A run through Kiper Jr.'s 2013 draft grades

Good morning, NFC West (it's still morning here). I've had a chance to run through Mel Kiper Jr.'s 2013 NFL draft gradesInsider for the NFC West.

As Mel notes, "Everybody knows you can't grade an NFL draft on performance the day it ends. You can't do it for years, which is part of the reason why I audit old drafts. What I do here is assess three main things: How much overall talent did a team add based on board position? How effectively did they address key personnel needs? How efficient were they in maneuvering on the draft board?"

With those things in mind, let's take a peek at Kiper Jr.'s grades and offer some initial thoughts. The comments I've included from Mel represent a small sampling of his overall thoughts for each team.

St. Louis Rams

Kiper Jr.'s overall grade: A-minus

Kiper Jr.'s give: "I really liked this draft, and found myself in agreement with my colleagues. Oh, and they still have an extra first-rounder next year. The NFC West arms race is not just a two-team affair."

Sando's take: The Rams set up themselves to succeed in this draft when they traded the 2012 second overall choice to the Washington Redskins. I loved the way they emerged from the first round Thursday night with the most highly rated skill-position player (Tavon Austin) and the same number of total picks they brought into the process. The Rams also addressed immediate needs with most of their picks, which always looks good on paper when a draft concludes. However, St. Louis emerged from this draft with only seven players overall. Eighteen teams drafted between eight and 11 players. The Rams had the two early picks, so they got quality. But a home run for me would have included getting quality and quantity. The Rams had only 52 players on their roster coming into the draft.
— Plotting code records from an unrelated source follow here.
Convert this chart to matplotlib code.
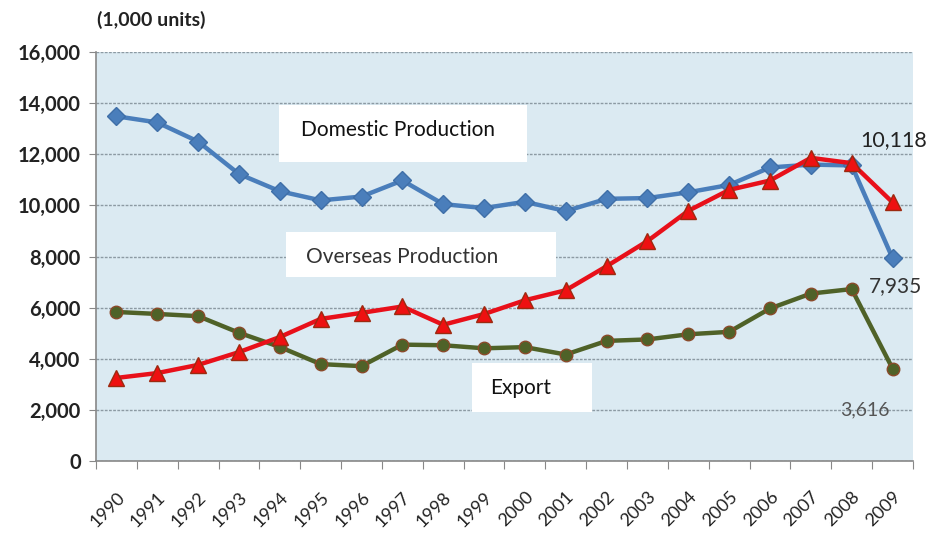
import numpy as np
import matplotlib.pyplot as plt
from matplotlib.ticker import FuncFormatter
from matplotlib.patches import Rectangle

years = [str(y) for y in range(1990, 2010)]
domestic = [13487, 13245, 12499, 11228, 10554, 10196, 10346, 10975, 10050, 9895,
            10141, 9777, 10257, 10286, 10512, 10800, 11484, 11596, 11564, 7935]
overseas = [3250, 3440, 3760, 4260, 4850, 5559, 5795, 6045, 5330, 5750,
            6288, 6680, 7620, 8605, 9788, 10606, 10973, 11860, 11652, 10118]
export = [5831, 5753, 5668, 5018, 4461, 3791, 3712, 4553, 4529, 4409,
          4455, 4166, 4699, 4756, 4958, 5053, 5967, 6550, 6727, 3616]

plt.rcParams['font.family'] = ['Lato', 'DejaVu Sans']

fig = plt.figure(figsize=(9.3, 5.38), dpi=100)
ax = fig.add_axes([0.1032, 0.1431, 0.8785, 0.7602])
ax.set_facecolor('#dbeaf2')

x = np.arange(len(years))
ax.plot(x, domestic, color='#4a7ebb', lw=3.2, marker='D', ms=9,
        mfc='#4a7ebb', mec='#3f6fa8', zorder=4)
ax.plot(x, overseas, color='#e8101a', lw=3.2, marker='^', ms=11,
        mfc='#ee1111', mec='#9c2a10', zorder=5)
ax.plot(x, export, color='#4f6228', lw=3.2, marker='o', ms=9,
        mfc='#4f6228', mec='#8a4a2a', zorder=3)

ax.set_xlim(-0.5, len(years) - 0.5)
ax.set_ylim(0, 16000)
ax.set_yticks(np.arange(0, 16001, 2000))
ax.yaxis.set_major_formatter(FuncFormatter(lambda v, p: f'{int(v):,}'))
ax.grid(axis='y', color='#8c9aa3', ls=(0, (2, 1)), lw=1)
ax.set_axisbelow(True)

# ticks between categories, labels at the centres
ax.set_xticks(np.arange(-0.5, len(years), 1.0))
ax.set_xticklabels([])
ax.set_xticks(x, minor=True)
ax.set_xticklabels(years, minor=True, rotation=45, ha='right',
                   rotation_mode='anchor', fontsize=13, color='#222222')
ax.tick_params(axis='x', which='minor', length=0, pad=20)
ax.tick_params(axis='x', which='major', length=6, color='#888888', direction='out')
ax.tick_params(axis='y', length=5, color='#888888', labelsize=14.5, pad=6)
for lab in ax.get_yticklabels():
    lab.set_fontweight('bold')
    lab.set_color('#222222')

for s in ['top', 'right']:
    ax.spines[s].set_visible(False)
for s in ['left', 'bottom']:
    ax.spines[s].set_color('#888888')
    ax.spines[s].set_linewidth(1.2)

fig.text(0.104, 0.962, '(1,000 units)', fontsize=14, fontweight='bold',
         color='#222222', va='center')

# white panels with the series names
ax.add_patch(Rectangle((3.98, 11700), 6.07, 2230, fc='white', ec='none', zorder=2))
ax.add_patch(Rectangle((4.15, 7200), 6.6, 1760, fc='white', ec='none', zorder=2))
ax.add_patch(Rectangle((8.7, 1920), 2.95, 1910, fc='white', ec='none', zorder=2))
ax.text(6.9, 12950, 'Domestic Production', fontsize=15, ha='center',
        va='center', color='#111111', zorder=6)
ax.text(7.0, 7980, 'Overseas Production', fontsize=15, ha='center',
        va='center', color='#333333', zorder=6)
ax.text(9.9, 2860, 'Export', fontsize=15, ha='center', va='center',
        color='#111111', zorder=6)

ax.annotate(f'{overseas[-1]:,}', (x[-1], overseas[-1]), xytext=(1, 45),
            textcoords='offset points', fontsize=15.5, ha='center', va='center',
            color='#222222', annotation_clip=False)
ax.annotate(f'{domestic[-1]:,}', (x[-1], domestic[-1]), xytext=(2, -20),
            textcoords='offset points', fontsize=15, ha='center', va='center',
            color='#333333', annotation_clip=False)
ax.annotate(f'{export[-1]:,}', (x[-1], export[-1]), xytext=(-20, -30),
            textcoords='offset points', fontsize=14, ha='center', va='center',
            color='#555555', annotation_clip=False)

fig.savefig('out.png', dpi=100)
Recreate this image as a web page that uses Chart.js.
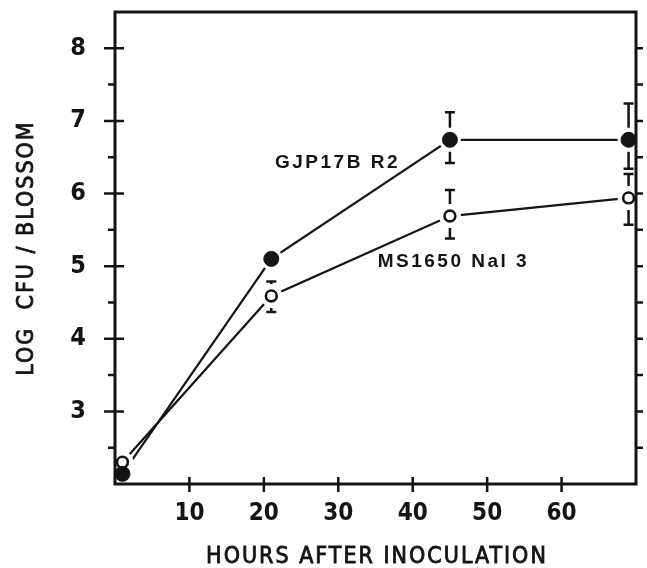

All those open roster spots made it easier for St. Louis to land more attractive rookie free agents, at least.

Arizona Cardinals

Kiper Jr.'s overall grade: B

Kiper Jr.'s give: "Nothing remarkable about this class, but Carson Palmer's chance to succeed has improved with the presence of Jonathan Cooper, and there's plenty of sleeper potential."

Sando's take: The Cardinals came away with nine players after entering the draft with seven picks. The team had never drafted more than eight players in any year since 2001. The more picks a team has, in general, the more chances to acquire a long-term contributor. Coach Bruce Arians and general manager Steve Keim came into the draft saying their offensive line was going to be OK, particularly at tackle. The team still used the seventh and 116th overall choices for guards, an indication Arians and Keim agreed with public concerns there. I thought Arizona would have been more aggressive in targeting a safety, but the team expects Tyrann Mathieu to provide some flexibility at that position. Adding a couple running backs later in the draft made sense. Rashard Mendenhall and Ryan Williams have breakout potential, but neither has been reliable lately.

San Francisco 49ers

Kiper Jr.'s overall grade: B

Kiper Jr.'s give: "I'd like this draft a little more if they got a safety I had rated higher, but they did well, just as you figured they would."

Sando's take: Analysts are going to disagree about the value of specific players. Kiper Jr. didn't like safety Eric Reid so much. Another analyst, Nolan Nawrocki of Pro Football Weekly, ranked Reid as the 14th-best player in the draft on his overall list published in March. I often prefer revisiting player grades issued well before the draft. I'm skeptical when grades change in the absence of actual football being played. Reid comes to the 49ers as a lower-cost alternative to Dashon Goldson. The 49ers came out of this draft with a likely immediate starter in Reid while addressing needs that might not become acute for another year or so. General manager Trent Baalke likes to say he's in it for the long haul. This draft addressed longer-term needs on the defensive line (Tank Carradine) and at running back (Marcus Lattimore) in particular. Getting a 2014 third-round choice from Tennessee was another long-term move.

Seattle Seahawks

Kiper Jr.'s overall grade: B

Kiper Jr.'s give: "I don't know that Seattle added a starter among their picks, but they certainly added one in Percy Harvin."

Sando's take: The Seahawks have earned the benefit of the doubt in the draft after hitting home runs with Russell Wilson and other players selected over the past three years. I think analysts would be harsher in their day-after-draft analyses if they hadn't been forced to eat their words regarding Wilson in particular. The Seahawks have proven they know what they're doing. Including Harvin in the analysis changes the overall feel for this draft. Otherwise, we could reasonably say the team came away with a backup running back, depth at defensive tackle and a complimentary wide receiver. I can see why the Seahawks wanted to have so many seventh-round picks (four). One, the team has come away with potential starters in that round previously, including J.R. Sweezy. Two, Seattle has relatively few openings on its roster, making it tougher for the team to recruit undrafted free agents. Those seventh-round picks gave Seattle a jump on priority free agents.